» Aim of the exercise
Examine the entries below, count the lines holding the string "this", and respond with the number only.

» Data lines

----------------

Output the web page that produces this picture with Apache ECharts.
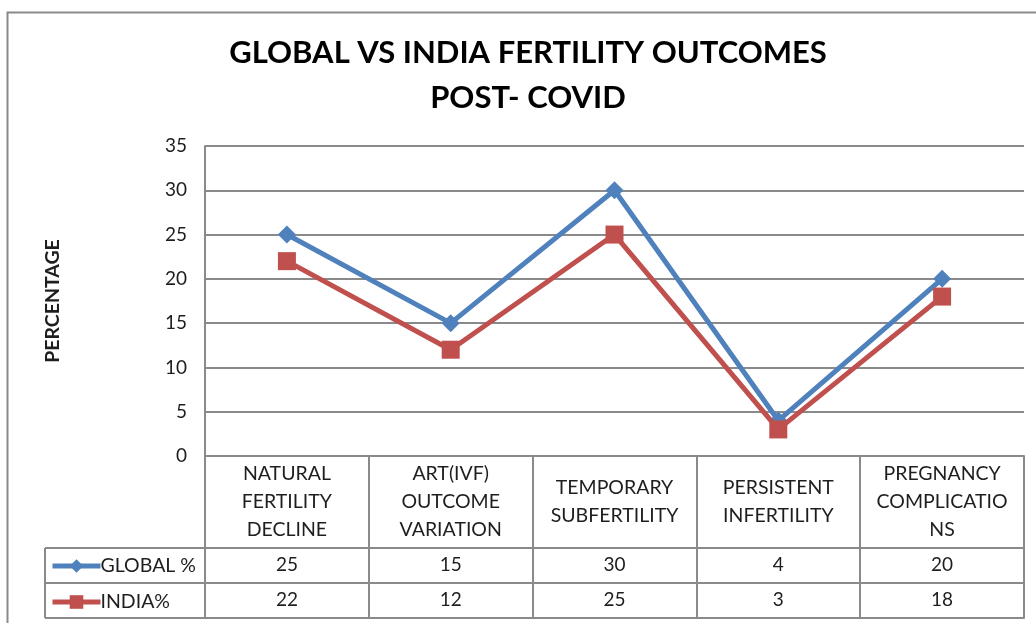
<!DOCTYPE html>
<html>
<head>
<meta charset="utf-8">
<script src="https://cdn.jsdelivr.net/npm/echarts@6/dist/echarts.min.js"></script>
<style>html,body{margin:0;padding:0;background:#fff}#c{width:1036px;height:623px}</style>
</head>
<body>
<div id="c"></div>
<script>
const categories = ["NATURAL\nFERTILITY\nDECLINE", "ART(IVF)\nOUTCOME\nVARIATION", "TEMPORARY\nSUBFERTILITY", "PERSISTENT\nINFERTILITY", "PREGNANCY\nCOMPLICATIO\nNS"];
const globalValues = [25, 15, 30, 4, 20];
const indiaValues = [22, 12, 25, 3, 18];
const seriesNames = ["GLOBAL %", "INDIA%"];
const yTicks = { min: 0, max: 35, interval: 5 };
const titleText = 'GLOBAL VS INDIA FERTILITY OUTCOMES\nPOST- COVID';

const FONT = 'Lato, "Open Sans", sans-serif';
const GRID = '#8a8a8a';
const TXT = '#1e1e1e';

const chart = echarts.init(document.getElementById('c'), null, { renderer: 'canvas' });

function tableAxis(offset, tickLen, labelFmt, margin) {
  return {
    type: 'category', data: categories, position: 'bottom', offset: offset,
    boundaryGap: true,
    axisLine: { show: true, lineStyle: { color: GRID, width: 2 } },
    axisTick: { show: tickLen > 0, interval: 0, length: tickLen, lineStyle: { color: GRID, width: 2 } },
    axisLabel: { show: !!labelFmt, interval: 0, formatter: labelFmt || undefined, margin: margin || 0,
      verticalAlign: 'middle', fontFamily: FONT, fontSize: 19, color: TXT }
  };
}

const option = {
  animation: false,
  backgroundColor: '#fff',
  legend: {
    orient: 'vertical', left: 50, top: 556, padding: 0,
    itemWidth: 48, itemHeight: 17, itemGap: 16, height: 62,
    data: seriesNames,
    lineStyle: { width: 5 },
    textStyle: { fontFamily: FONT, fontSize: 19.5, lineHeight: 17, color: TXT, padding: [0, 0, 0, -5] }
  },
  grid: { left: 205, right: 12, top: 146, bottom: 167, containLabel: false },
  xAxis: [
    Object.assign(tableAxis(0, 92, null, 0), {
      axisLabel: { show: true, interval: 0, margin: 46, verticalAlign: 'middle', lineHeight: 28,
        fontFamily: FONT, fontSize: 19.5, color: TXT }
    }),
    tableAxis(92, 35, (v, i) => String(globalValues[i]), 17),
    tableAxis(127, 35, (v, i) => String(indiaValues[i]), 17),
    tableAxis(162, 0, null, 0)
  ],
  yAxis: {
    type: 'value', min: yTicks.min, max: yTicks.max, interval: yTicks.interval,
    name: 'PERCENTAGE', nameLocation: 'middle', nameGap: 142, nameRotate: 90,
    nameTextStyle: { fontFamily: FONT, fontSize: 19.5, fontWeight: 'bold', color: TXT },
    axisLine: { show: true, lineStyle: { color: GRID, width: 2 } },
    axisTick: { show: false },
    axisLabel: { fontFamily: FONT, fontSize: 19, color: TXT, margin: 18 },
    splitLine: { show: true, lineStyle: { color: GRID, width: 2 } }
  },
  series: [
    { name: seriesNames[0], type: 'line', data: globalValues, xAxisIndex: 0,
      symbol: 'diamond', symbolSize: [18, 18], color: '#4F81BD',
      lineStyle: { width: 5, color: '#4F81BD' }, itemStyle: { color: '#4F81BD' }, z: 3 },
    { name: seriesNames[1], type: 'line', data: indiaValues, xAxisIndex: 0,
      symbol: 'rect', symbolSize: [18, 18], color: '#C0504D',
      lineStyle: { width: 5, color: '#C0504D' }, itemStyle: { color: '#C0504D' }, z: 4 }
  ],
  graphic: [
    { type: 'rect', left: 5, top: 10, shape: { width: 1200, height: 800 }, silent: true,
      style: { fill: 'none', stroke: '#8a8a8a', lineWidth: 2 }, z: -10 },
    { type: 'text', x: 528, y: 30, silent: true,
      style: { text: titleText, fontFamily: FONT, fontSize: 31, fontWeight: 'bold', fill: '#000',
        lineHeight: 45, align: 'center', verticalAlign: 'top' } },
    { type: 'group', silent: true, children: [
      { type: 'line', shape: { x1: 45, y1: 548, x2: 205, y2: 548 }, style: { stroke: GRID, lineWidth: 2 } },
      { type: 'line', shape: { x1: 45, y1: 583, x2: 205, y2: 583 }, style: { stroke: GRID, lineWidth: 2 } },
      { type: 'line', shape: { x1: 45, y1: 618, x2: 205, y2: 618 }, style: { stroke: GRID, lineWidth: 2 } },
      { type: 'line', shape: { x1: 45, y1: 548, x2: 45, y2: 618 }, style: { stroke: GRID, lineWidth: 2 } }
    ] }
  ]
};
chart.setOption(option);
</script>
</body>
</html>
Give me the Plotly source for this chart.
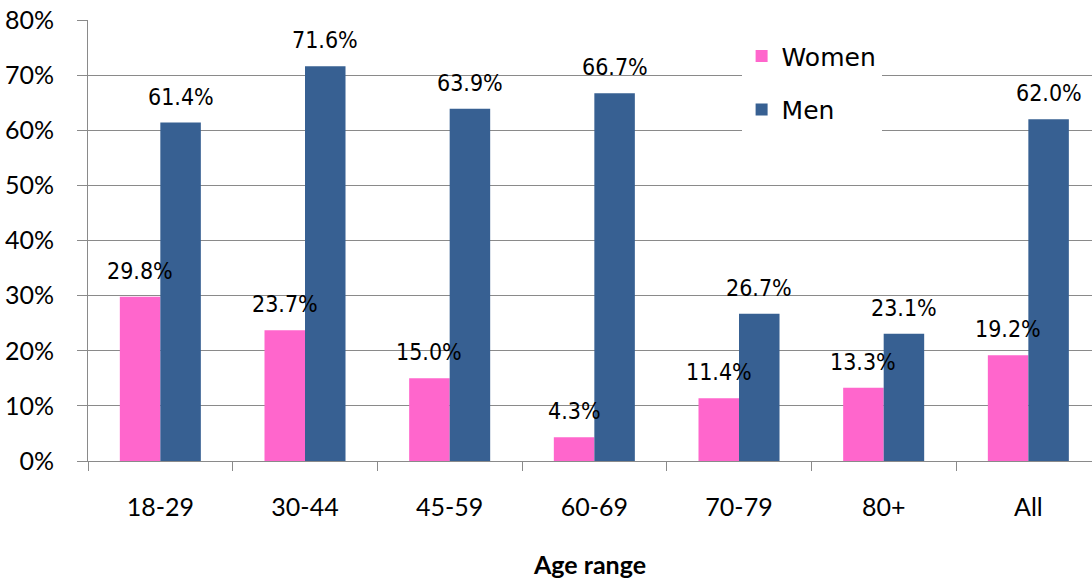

----------------

» Answer for the task
2